I keep seeing "pure cane sugar" printed on bags in the store :confused:

(But I suppose the bags in the store are only a small part of the sugar we eat, and I don't know whether cane sugar or beet sugar is usually used in candy, beverages, bakery goods, and so forth.)
Pure Cane on the bag sugar. Sugar beets almost everywhere else you see sugar on a label. Because Corn Syrup is *usually* disclosed as corn syrup.
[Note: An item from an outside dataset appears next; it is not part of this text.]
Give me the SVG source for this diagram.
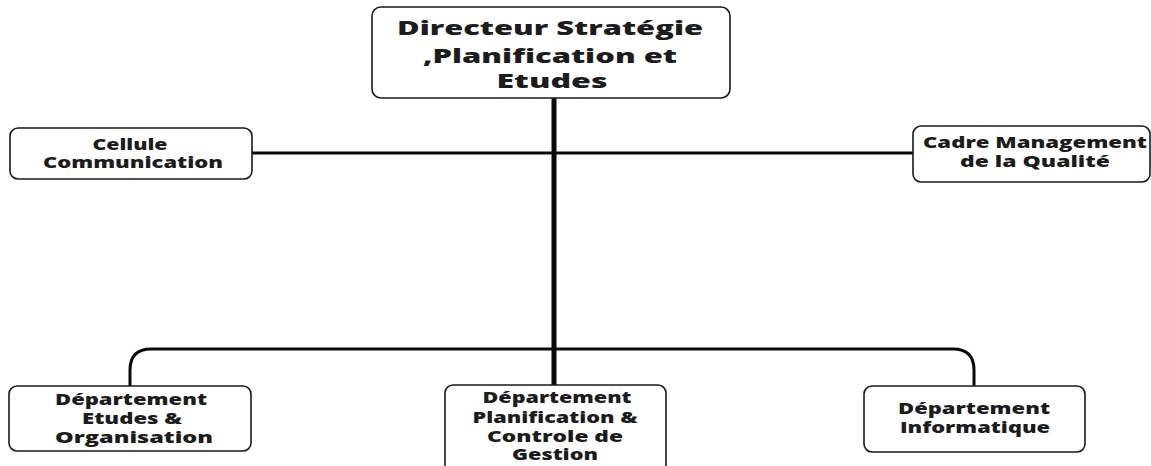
<svg xmlns="http://www.w3.org/2000/svg" width="1151" height="466" viewBox="0 0 1151 466">
  <style>
    .box { fill: #ffffff; stroke: #1a1a1a; stroke-width: 1.6; }
    .lbl { font-family: "Open Sans", "Liberation Sans", sans-serif; font-weight: 800; fill: #1c1c1c; text-anchor: middle; }
    .big { font-size: 19px; }
    .sm { font-size: 16px; }
    .wire { fill: none; stroke: #0a0a0a; stroke-linecap: butt; }
  </style>
  <rect width="1151" height="466" fill="#ffffff"/>

  <!-- connectors -->
  <g id="connectors">
    <line class="wire" x1="252" y1="153" x2="913" y2="153" stroke-width="3"/>
    <path class="wire" d="M130,386 V370 Q130,349 151,349 H953 Q974,349 974,370 V386" stroke-width="3"/>
    <line class="wire" x1="554" y1="98" x2="554" y2="386" stroke-width="5"/>
  </g>

  <!-- top: director -->
  <g id="directeur">
    <rect class="box" x="372" y="7" width="358" height="91" rx="9"/>
    <text class="lbl big" x="550" y="35" textLength="306" lengthAdjust="spacingAndGlyphs">Directeur Stratégie</text>
    <text class="lbl big" x="550" y="63" textLength="254" lengthAdjust="spacingAndGlyphs">,Planification et</text>
    <text class="lbl big" x="552" y="88" textLength="111" lengthAdjust="spacingAndGlyphs">Etudes</text>
  </g>

  <!-- staff units -->
  <g id="cellule-communication">
    <rect class="box" x="10" y="128" width="242" height="51" rx="8"/>
    <text class="lbl sm" x="130" y="150" textLength="75" lengthAdjust="spacingAndGlyphs">Cellule</text>
    <text class="lbl sm" x="133" y="168" textLength="180" lengthAdjust="spacingAndGlyphs">Communication</text>
  </g>
  <g id="cadre-qualite">
    <rect class="box" x="913" y="126" width="237" height="56" rx="8"/>
    <text class="lbl sm" x="1035" y="148" textLength="224" lengthAdjust="spacingAndGlyphs">Cadre Management</text>
    <text class="lbl sm" x="1035" y="167" textLength="150" lengthAdjust="spacingAndGlyphs">de la Qualité</text>
  </g>

  <!-- departments -->
  <g id="dept-etudes">
    <rect class="box" x="9" y="386" width="242" height="65" rx="8"/>
    <text class="lbl sm" x="131" y="405" textLength="152" lengthAdjust="spacingAndGlyphs">Département</text>
    <text class="lbl sm" x="132" y="424" textLength="100" lengthAdjust="spacingAndGlyphs">Etudes &amp;</text>
    <text class="lbl sm" x="134" y="443" textLength="158" lengthAdjust="spacingAndGlyphs">Organisation</text>
  </g>
  <g id="dept-planification">
    <rect class="box" x="445" y="385" width="221" height="90" rx="8"/>
    <text class="lbl sm" x="557" y="403" textLength="149" lengthAdjust="spacingAndGlyphs">Département</text>
    <text class="lbl sm" x="555" y="423" textLength="165" lengthAdjust="spacingAndGlyphs">Planification &amp;</text>
    <text class="lbl sm" x="555" y="442" textLength="136" lengthAdjust="spacingAndGlyphs">Controle de</text>
    <text class="lbl sm" x="555" y="460" textLength="86" lengthAdjust="spacingAndGlyphs">Gestion</text>
  </g>
  <g id="dept-informatique">
    <rect class="box" x="864" y="386" width="221" height="66" rx="8"/>
    <text class="lbl sm" x="974" y="414" textLength="152" lengthAdjust="spacingAndGlyphs">Département</text>
    <text class="lbl sm" x="975" y="433" textLength="150" lengthAdjust="spacingAndGlyphs">Informatique</text>
  </g>
</svg>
because we humans will pay a price premium for some ingredients, in pure form - but much less of one when the ingredient is one of many.
 
Funny I just read an article this week in the paper that there is Glyphosate in something like 85% of the population's urine, LOL. For the OP, you will have to feed your birds a good feed, they will probably eat less in the warmer months & in my honest opinion, truly free range eggs would be much more appealing. It is not complicated. Good luck!
 
It's not just 'cancer.' Here's an interesting read from The Journal of Biological Physics and Chemistry:
Glyphosate pathways to modern diseases VI: Prions, amyloidoses and autoimmune
neurological diseases
http://www.amsi.ge/jbpc/11717/25SA16A.pdf

But you are absolutely right, it affects more than just soybeans.
Interesting read, long on what ifs, short on sample size.

Honestly, when you are dealing with statitstical association of diseases for which there is no test, and further, diseases which are said to exist on a "spectrum", you are already starting on a very tenuous foundation.

They've proposed mechanisms, lets see them demonstrate the chemical processes in a lab setting.

and thank you for the link - its a proposed mechanism, which is more than mostr offer.